(Charts and diagrams as code)
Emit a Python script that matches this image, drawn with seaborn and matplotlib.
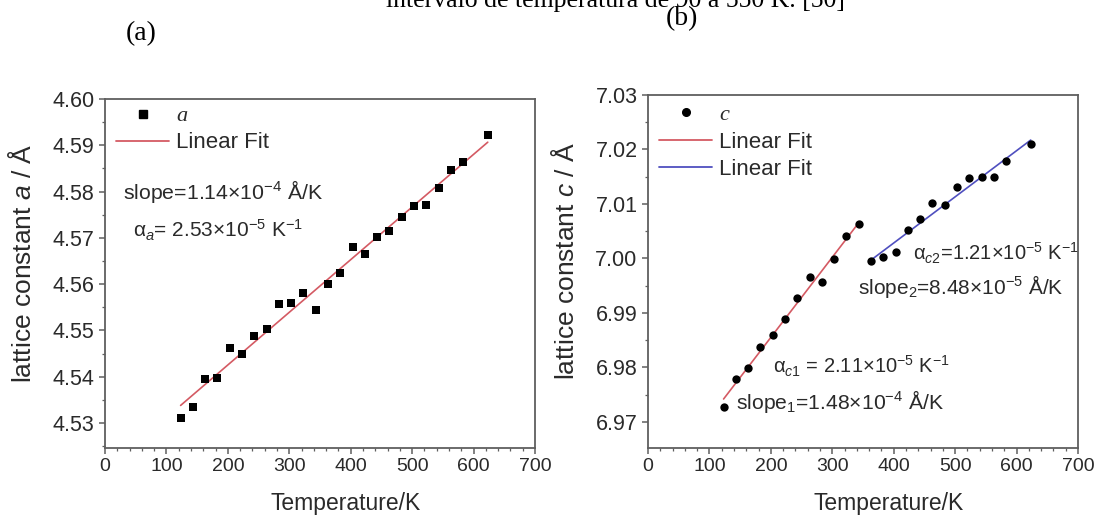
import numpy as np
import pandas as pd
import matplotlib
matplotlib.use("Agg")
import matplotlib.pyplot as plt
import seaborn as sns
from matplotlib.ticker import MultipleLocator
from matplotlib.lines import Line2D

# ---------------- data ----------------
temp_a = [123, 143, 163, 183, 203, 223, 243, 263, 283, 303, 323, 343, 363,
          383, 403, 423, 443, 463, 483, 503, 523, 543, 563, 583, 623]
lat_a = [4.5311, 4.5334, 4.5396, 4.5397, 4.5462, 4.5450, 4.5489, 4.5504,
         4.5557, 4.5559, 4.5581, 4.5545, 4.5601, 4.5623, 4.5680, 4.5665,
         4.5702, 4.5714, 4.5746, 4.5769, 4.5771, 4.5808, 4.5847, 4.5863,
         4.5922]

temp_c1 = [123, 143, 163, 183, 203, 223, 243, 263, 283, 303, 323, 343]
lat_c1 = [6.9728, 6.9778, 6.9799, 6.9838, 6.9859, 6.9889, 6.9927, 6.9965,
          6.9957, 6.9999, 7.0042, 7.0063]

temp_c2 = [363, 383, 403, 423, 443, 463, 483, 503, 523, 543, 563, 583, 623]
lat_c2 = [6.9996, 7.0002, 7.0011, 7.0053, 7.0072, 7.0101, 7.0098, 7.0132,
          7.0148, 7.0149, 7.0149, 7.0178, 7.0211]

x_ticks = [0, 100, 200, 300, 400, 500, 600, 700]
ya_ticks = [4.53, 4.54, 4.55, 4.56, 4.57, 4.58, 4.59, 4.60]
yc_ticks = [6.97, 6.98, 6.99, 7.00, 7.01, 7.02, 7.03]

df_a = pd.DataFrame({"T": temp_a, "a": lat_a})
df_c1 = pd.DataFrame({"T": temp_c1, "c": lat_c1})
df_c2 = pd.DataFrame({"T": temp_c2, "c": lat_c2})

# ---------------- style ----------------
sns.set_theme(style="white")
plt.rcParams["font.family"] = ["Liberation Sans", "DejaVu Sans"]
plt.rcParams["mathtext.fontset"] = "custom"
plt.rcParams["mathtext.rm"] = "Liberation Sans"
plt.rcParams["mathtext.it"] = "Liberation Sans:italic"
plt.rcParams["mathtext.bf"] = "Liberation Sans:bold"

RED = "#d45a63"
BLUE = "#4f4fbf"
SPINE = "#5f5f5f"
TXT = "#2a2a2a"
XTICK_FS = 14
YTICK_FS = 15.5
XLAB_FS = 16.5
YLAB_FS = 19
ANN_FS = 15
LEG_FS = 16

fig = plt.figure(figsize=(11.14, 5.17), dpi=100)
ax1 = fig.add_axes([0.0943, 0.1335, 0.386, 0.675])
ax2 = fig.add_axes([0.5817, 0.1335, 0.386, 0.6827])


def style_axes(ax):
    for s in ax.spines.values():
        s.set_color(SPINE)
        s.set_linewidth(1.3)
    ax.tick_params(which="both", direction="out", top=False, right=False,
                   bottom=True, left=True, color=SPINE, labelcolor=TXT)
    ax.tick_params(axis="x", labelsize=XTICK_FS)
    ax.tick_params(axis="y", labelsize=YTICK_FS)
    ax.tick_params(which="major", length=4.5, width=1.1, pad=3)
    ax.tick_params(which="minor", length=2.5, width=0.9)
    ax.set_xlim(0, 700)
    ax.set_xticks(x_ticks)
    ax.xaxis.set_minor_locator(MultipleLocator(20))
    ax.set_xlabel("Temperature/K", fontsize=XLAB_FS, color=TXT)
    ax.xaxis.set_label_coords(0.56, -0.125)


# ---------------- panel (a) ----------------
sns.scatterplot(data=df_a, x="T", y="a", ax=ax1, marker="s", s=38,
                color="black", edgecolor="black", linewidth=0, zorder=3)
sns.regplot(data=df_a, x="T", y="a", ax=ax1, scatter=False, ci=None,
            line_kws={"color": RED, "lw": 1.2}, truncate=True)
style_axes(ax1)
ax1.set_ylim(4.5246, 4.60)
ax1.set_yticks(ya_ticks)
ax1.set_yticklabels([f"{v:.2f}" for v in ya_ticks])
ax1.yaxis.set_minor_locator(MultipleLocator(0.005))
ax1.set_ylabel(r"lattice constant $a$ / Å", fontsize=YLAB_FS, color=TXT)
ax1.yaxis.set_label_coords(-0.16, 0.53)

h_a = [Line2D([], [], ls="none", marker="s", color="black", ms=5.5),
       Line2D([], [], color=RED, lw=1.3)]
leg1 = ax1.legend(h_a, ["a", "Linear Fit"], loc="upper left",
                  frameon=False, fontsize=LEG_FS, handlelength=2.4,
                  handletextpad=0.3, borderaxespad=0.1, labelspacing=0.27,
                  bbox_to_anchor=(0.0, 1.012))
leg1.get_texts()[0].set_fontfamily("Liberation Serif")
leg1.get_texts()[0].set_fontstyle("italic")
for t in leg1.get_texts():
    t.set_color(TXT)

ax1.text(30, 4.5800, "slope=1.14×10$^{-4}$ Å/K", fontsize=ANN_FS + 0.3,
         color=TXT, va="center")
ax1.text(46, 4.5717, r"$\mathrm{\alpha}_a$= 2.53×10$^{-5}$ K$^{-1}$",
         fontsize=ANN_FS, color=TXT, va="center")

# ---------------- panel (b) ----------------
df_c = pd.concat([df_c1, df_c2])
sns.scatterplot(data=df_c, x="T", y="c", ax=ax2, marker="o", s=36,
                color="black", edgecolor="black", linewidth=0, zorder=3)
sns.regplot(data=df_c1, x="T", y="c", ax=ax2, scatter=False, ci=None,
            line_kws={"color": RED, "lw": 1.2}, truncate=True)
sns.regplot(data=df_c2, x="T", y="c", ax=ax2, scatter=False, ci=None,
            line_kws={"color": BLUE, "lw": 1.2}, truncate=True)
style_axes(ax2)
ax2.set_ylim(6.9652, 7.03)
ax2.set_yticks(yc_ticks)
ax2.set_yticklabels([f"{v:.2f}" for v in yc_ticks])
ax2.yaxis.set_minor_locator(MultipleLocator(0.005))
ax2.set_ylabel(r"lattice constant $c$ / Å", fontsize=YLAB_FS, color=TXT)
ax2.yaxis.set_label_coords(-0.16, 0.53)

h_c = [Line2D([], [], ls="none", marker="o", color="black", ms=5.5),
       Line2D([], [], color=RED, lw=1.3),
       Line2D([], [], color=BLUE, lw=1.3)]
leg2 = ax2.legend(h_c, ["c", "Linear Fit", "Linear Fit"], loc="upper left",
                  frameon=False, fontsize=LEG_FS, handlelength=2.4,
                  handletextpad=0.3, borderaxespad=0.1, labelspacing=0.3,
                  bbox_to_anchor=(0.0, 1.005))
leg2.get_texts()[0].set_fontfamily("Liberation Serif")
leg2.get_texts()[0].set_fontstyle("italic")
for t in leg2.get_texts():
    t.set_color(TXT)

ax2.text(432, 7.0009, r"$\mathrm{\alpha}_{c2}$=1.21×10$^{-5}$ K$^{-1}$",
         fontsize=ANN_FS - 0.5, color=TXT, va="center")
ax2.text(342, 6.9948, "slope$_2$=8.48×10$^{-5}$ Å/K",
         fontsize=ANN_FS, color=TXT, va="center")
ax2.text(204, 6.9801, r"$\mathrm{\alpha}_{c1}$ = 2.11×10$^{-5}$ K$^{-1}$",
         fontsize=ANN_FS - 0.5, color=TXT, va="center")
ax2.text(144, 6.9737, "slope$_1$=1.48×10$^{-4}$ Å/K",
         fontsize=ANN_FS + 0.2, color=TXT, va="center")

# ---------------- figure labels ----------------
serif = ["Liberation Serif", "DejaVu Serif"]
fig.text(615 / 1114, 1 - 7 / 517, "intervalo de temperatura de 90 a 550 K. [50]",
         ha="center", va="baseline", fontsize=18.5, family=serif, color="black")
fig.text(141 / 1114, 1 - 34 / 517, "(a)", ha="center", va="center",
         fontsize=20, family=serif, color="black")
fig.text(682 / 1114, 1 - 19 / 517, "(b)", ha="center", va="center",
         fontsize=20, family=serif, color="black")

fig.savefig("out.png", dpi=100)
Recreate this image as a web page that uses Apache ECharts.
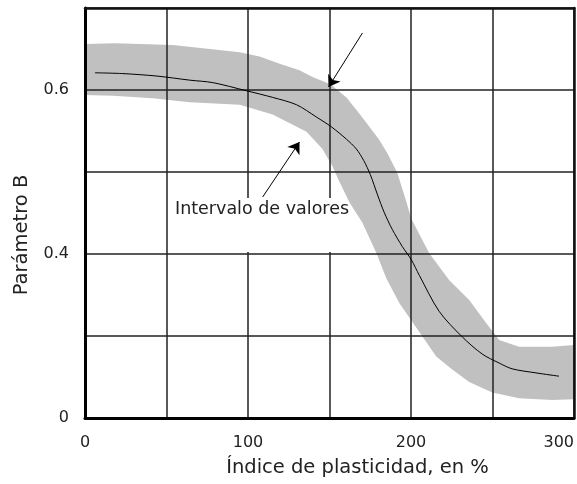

*TASK DESCRIPTION:*
Return only the lines running from the start of the entries above to the line that contains "from matplotlib.lines import Line2D", inclusive, and omit every picture.

*RESULT FOR THIS EXERCISE:*
Emit a Python script that matches this image, drawn with seaborn and matplotlib.
import numpy as np
import pandas as pd
import matplotlib
matplotlib.use("Agg")
import matplotlib.pyplot as plt
import seaborn as sns
from matplotlib.ticker import MultipleLocator
from matplotlib.lines import Line2D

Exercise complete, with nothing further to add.